Given instruction: The material below should be written out in full and exactly; pictures stay out of the copy.
══════
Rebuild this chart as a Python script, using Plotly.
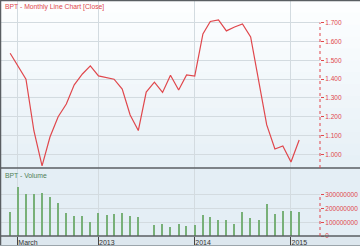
import plotly.graph_objects as go
import pandas as pd

# ---- data ----
months = pd.date_range("2012-02-01", "2015-02-01", freq="MS")
close = [1.537, 1.470, 1.399, 1.125, 0.938, 1.092, 1.200, 1.267, 1.369, 1.427,
         1.470, 1.417, 1.409, 1.399, 1.347, 1.209, 1.126, 1.331, 1.383, 1.329,
         1.420, 1.342, 1.422, 1.416, 1.640, 1.706, 1.714, 1.656, 1.677, 1.693,
         1.624, 1.395, 1.156, 1.028, 1.044, 0.959, 1.076]
volume_m = [173, 361, 305, 307, 315, 283, 239, 171, 149, 146, 105, 171, 156, 163,
            171, 146, 141, None, 80, 90, 66, 85, 75, 80, 154, 137, 117, 117, 88,
            173, 134, 117, 234, 161, 183, 183, 173]
volume = [None if v is None else v * 1_000_000 for v in volume_m]

x_tick_vals = ["2012-03-01", "2013-01-01", "2014-01-01", "2015-01-01"]
x_tick_text = ["March", "2013", "2014", "2015"]
price_ticks = [1.0, 1.1, 1.2, 1.3, 1.4, 1.5, 1.6, 1.7]
vol_ticks = [0, 100000000, 200000000, 300000000]

title_text = "BPT - Monthly Line Chart [Close]"
vol_title = "BPT - Volume"

# ---- style ----
RED = "#e0474c"
GREEN = "#78b078"
GRID = "#d3dbe0"
BORDER = "#5a5e62"
FONT = "Liberation Sans"
W, H = 360, 246
B = 10
PH = H - B
xdom_end = 320 / W
top_dom = [(PH - 168) / PH, (PH - 1) / PH]
bot_dom = [0, (PH - 169) / PH]

fig = go.Figure()
fig.add_trace(go.Scatter(x=months, y=close, mode="lines",
                         line=dict(color=RED, width=1.2), xaxis="x", yaxis="y",
                         hoverinfo="skip"))
fig.add_trace(go.Bar(x=months, y=volume, marker=dict(color=GREEN, line_width=0),
                     width=5 * 24 * 3600 * 1000, xaxis="x2", yaxis="y2",
                     hoverinfo="skip"))

xrange = ["2011-12-24 12:00", "2015-04-21"]
fig.update_layout(
    width=W, height=H,
    margin=dict(l=0, r=0, t=0, b=B),
    paper_bgcolor="#ffffff",
    plot_bgcolor="rgba(0,0,0,0)",
    showlegend=False,
    bargap=0,
    font=dict(family=FONT, size=7, color="#333"),
    xaxis=dict(domain=[0, xdom_end], range=xrange, type="date",
               tickvals=x_tick_vals, showticklabels=False, showgrid=True,
               gridcolor=GRID, gridwidth=1, ticks="", anchor="y",
               zeroline=False, showline=False),
    xaxis2=dict(domain=[0, xdom_end], range=xrange, type="date", matches="x",
                tickvals=x_tick_vals, ticktext=x_tick_text, showgrid=True,
                gridcolor=GRID, ticks="outside", ticklen=10, tickcolor="#444",
                tickwidth=1, ticklabelposition="outside right",
                ticklabelstandoff=0,
                tickfont=dict(family=FONT, size=7, color="#333"),
                anchor="y2", showline=False, zeroline=False),
    yaxis=dict(domain=top_dom, range=[0.927, 1.815], side="right", anchor="x",
               tickvals=price_ticks, tickformat=".3f", ticks="outside", ticklen=3,
               tickcolor=RED, tickfont=dict(family=FONT, size=6.5, color=RED),
               showgrid=True, gridcolor=GRID, zeroline=False, showline=False),
    yaxis2=dict(domain=bot_dom, range=[0, 490e6], side="right", anchor="x2",
                tickvals=vol_ticks, tickformat="d", ticks="outside", ticklen=3,
                tickcolor=RED, tickfont=dict(family=FONT, size=6.5, color=RED),
                showgrid=True, gridcolor=GRID, zeroline=False, showline=False),
)

shapes = []
# background gradient bands (top panel)
n = 14
c0 = (253, 254, 255)
c1 = (230, 240, 246)
for i in range(n):
    t = i / (n - 1)
    col = tuple(round(c0[k] + (c1[k] - c0[k]) * t) for k in range(3))
    ya = top_dom[1] - (top_dom[1] - top_dom[0]) * i / n
    yb = top_dom[1] - (top_dom[1] - top_dom[0]) * (i + 1) / n
    shapes.append(dict(type="rect", xref="paper", yref="paper", x0=0, x1=1,
                       y0=yb, y1=ya + 0.002, fillcolor="rgb(%d,%d,%d)" % col,
                       line_width=0, layer="below"))
# bottom panel
shapes.append(dict(type="rect", xref="paper", yref="paper", x0=0, x1=1,
                   y0=0, y1=top_dom[0], fillcolor="#e4eef5", line_width=0,
                   layer="below"))
# label strip
shapes.append(dict(type="rect", xref="paper", yref="paper", x0=0, x1=1,
                   y0=-B / PH, y1=0, fillcolor="#dde7ee", line_width=0,
                   layer="below"))
# borders
shapes += [
    dict(type="line", xref="paper", yref="paper", x0=0, x1=1, y0=1 - 0.5 / PH,
         y1=1 - 0.5 / PH, line=dict(color=BORDER, width=1.5)),
    dict(type="line", xref="paper", yref="paper", x0=0.5 / W, x1=0.5 / W,
         y0=-B / PH, y1=1, line=dict(color=BORDER, width=1.5)),
    dict(type="line", xref="paper", yref="paper", x0=0, x1=1, y0=top_dom[0],
         y1=top_dom[0], line=dict(color=BORDER, width=1.5)),
    dict(type="line", xref="paper", yref="paper", x0=0, x1=1, y0=0, y1=0,
         line=dict(color=BORDER, width=1.5)),
    dict(type="line", xref="paper", yref="paper", x0=0, x1=1, y0=-B / PH + 0.002,
         y1=-B / PH + 0.002, line=dict(color="#9aa4aa", width=1)),
]
# dotted right axis lines
shapes.append(dict(type="line", xref="paper", yref="y", x0=xdom_end, x1=xdom_end,
                   y0=0.927, y1=price_ticks[-1], line=dict(color=RED, width=1, dash="dot")))
shapes.append(dict(type="line", xref="paper", yref="y2", x0=xdom_end, x1=xdom_end,
                   y0=0, y1=vol_ticks[-1], line=dict(color=RED, width=1, dash="dot")))
fig.update_layout(shapes=shapes)

fig.add_annotation(text=title_text, xref="paper", yref="paper", x=3 / W,
                   y=1 - 7 / PH, xanchor="left", yanchor="middle", showarrow=False,
                   font=dict(family=FONT, size=6.8, color=RED))
fig.add_annotation(text=vol_title, xref="paper", yref="paper", x=3 / W,
                   y=(PH - 175) / PH, xanchor="left", yanchor="middle", showarrow=False,
                   font=dict(family=FONT, size=6.8, color="#4f7f56"))

fig.write_html("out.html")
══════
Complete answer:
Rebuild this chart as a Python script, using Plotly.
import plotly.graph_objects as go
import pandas as pd

# ---- data ----
months = pd.date_range("2012-02-01", "2015-02-01", freq="MS")
close = [1.537, 1.470, 1.399, 1.125, 0.938, 1.092, 1.200, 1.267, 1.369, 1.427,
         1.470, 1.417, 1.409, 1.399, 1.347, 1.209, 1.126, 1.331, 1.383, 1.329,
         1.420, 1.342, 1.422, 1.416, 1.640, 1.706, 1.714, 1.656, 1.677, 1.693,
         1.624, 1.395, 1.156, 1.028, 1.044, 0.959, 1.076]
volume_m = [173, 361, 305, 307, 315, 283, 239, 171, 149, 146, 105, 171, 156, 163,
            171, 146, 141, None, 80, 90, 66, 85, 75, 80, 154, 137, 117, 117, 88,
            173, 134, 117, 234, 161, 183, 183, 173]
volume = [None if v is None else v * 1_000_000 for v in volume_m]

x_tick_vals = ["2012-03-01", "2013-01-01", "2014-01-01", "2015-01-01"]
x_tick_text = ["March", "2013", "2014", "2015"]
price_ticks = [1.0, 1.1, 1.2, 1.3, 1.4, 1.5, 1.6, 1.7]
vol_ticks = [0, 100000000, 200000000, 300000000]

title_text = "BPT - Monthly Line Chart [Close]"
vol_title = "BPT - Volume"

# ---- style ----
RED = "#e0474c"
GREEN = "#78b078"
GRID = "#d3dbe0"
BORDER = "#5a5e62"
FONT = "Liberation Sans"
W, H = 360, 246
B = 10
PH = H - B
xdom_end = 320 / W
top_dom = [(PH - 168) / PH, (PH - 1) / PH]
bot_dom = [0, (PH - 169) / PH]

fig = go.Figure()
fig.add_trace(go.Scatter(x=months, y=close, mode="lines",
                         line=dict(color=RED, width=1.2), xaxis="x", yaxis="y",
                         hoverinfo="skip"))
fig.add_trace(go.Bar(x=months, y=volume, marker=dict(color=GREEN, line_width=0),
                     width=5 * 24 * 3600 * 1000, xaxis="x2", yaxis="y2",
                     hoverinfo="skip"))

xrange = ["2011-12-24 12:00", "2015-04-21"]
fig.update_layout(
    width=W, height=H,
    margin=dict(l=0, r=0, t=0, b=B),
    paper_bgcolor="#ffffff",
    plot_bgcolor="rgba(0,0,0,0)",
    showlegend=False,
    bargap=0,
    font=dict(family=FONT, size=7, color="#333"),
    xaxis=dict(domain=[0, xdom_end], range=xrange, type="date",
               tickvals=x_tick_vals, showticklabels=False, showgrid=True,
               gridcolor=GRID, gridwidth=1, ticks="", anchor="y",
               zeroline=False, showline=False),
    xaxis2=dict(domain=[0, xdom_end], range=xrange, type="date", matches="x",
                tickvals=x_tick_vals, ticktext=x_tick_text, showgrid=True,
                gridcolor=GRID, ticks="outside", ticklen=10, tickcolor="#444",
                tickwidth=1, ticklabelposition="outside right",
                ticklabelstandoff=0,
                tickfont=dict(family=FONT, size=7, color="#333"),
                anchor="y2", showline=False, zeroline=False),
    yaxis=dict(domain=top_dom, range=[0.927, 1.815], side="right", anchor="x",
               tickvals=price_ticks, tickformat=".3f", ticks="outside", ticklen=3,
               tickcolor=RED, tickfont=dict(family=FONT, size=6.5, color=RED),
               showgrid=True, gridcolor=GRID, zeroline=False, showline=False),
    yaxis2=dict(domain=bot_dom, range=[0, 490e6], side="right", anchor="x2",
                tickvals=vol_ticks, tickformat="d", ticks="outside", ticklen=3,
                tickcolor=RED, tickfont=dict(family=FONT, size=6.5, color=RED),
                showgrid=True, gridcolor=GRID, zeroline=False, showline=False),
)

shapes = []
# background gradient bands (top panel)
n = 14
c0 = (253, 254, 255)
c1 = (230, 240, 246)
for i in range(n):
    t = i / (n - 1)
    col = tuple(round(c0[k] + (c1[k] - c0[k]) * t) for k in range(3))
    ya = top_dom[1] - (top_dom[1] - top_dom[0]) * i / n
    yb = top_dom[1] - (top_dom[1] - top_dom[0]) * (i + 1) / n
    shapes.append(dict(type="rect", xref="paper", yref="paper", x0=0, x1=1,
                       y0=yb, y1=ya + 0.002, fillcolor="rgb(%d,%d,%d)" % col,
                       line_width=0, layer="below"))
# bottom panel
shapes.append(dict(type="rect", xref="paper", yref="paper", x0=0, x1=1,
                   y0=0, y1=top_dom[0], fillcolor="#e4eef5", line_width=0,
                   layer="below"))
# label strip
shapes.append(dict(type="rect", xref="paper", yref="paper", x0=0, x1=1,
                   y0=-B / PH, y1=0, fillcolor="#dde7ee", line_width=0,
                   layer="below"))
# borders
shapes += [
    dict(type="line", xref="paper", yref="paper", x0=0, x1=1, y0=1 - 0.5 / PH,
         y1=1 - 0.5 / PH, line=dict(color=BORDER, width=1.5)),
    dict(type="line", xref="paper", yref="paper", x0=0.5 / W, x1=0.5 / W,
         y0=-B / PH, y1=1, line=dict(color=BORDER, width=1.5)),
    dict(type="line", xref="paper", yref="paper", x0=0, x1=1, y0=top_dom[0],
         y1=top_dom[0], line=dict(color=BORDER, width=1.5)),
    dict(type="line", xref="paper", yref="paper", x0=0, x1=1, y0=0, y1=0,
         line=dict(color=BORDER, width=1.5)),
    dict(type="line", xref="paper", yref="paper", x0=0, x1=1, y0=-B / PH + 0.002,
         y1=-B / PH + 0.002, line=dict(color="#9aa4aa", width=1)),
]
# dotted right axis lines
shapes.append(dict(type="line", xref="paper", yref="y", x0=xdom_end, x1=xdom_end,
                   y0=0.927, y1=price_ticks[-1], line=dict(color=RED, width=1, dash="dot")))
shapes.append(dict(type="line", xref="paper", yref="y2", x0=xdom_end, x1=xdom_end,
                   y0=0, y1=vol_ticks[-1], line=dict(color=RED, width=1, dash="dot")))
fig.update_layout(shapes=shapes)

fig.add_annotation(text=title_text, xref="paper", yref="paper", x=3 / W,
                   y=1 - 7 / PH, xanchor="left", yanchor="middle", showarrow=False,
                   font=dict(family=FONT, size=6.8, color=RED))
fig.add_annotation(text=vol_title, xref="paper", yref="paper", x=3 / W,
                   y=(PH - 175) / PH, xanchor="left", yanchor="middle", showarrow=False,
                   font=dict(family=FONT, size=6.8, color="#4f7f56"))

fig.write_html("out.html")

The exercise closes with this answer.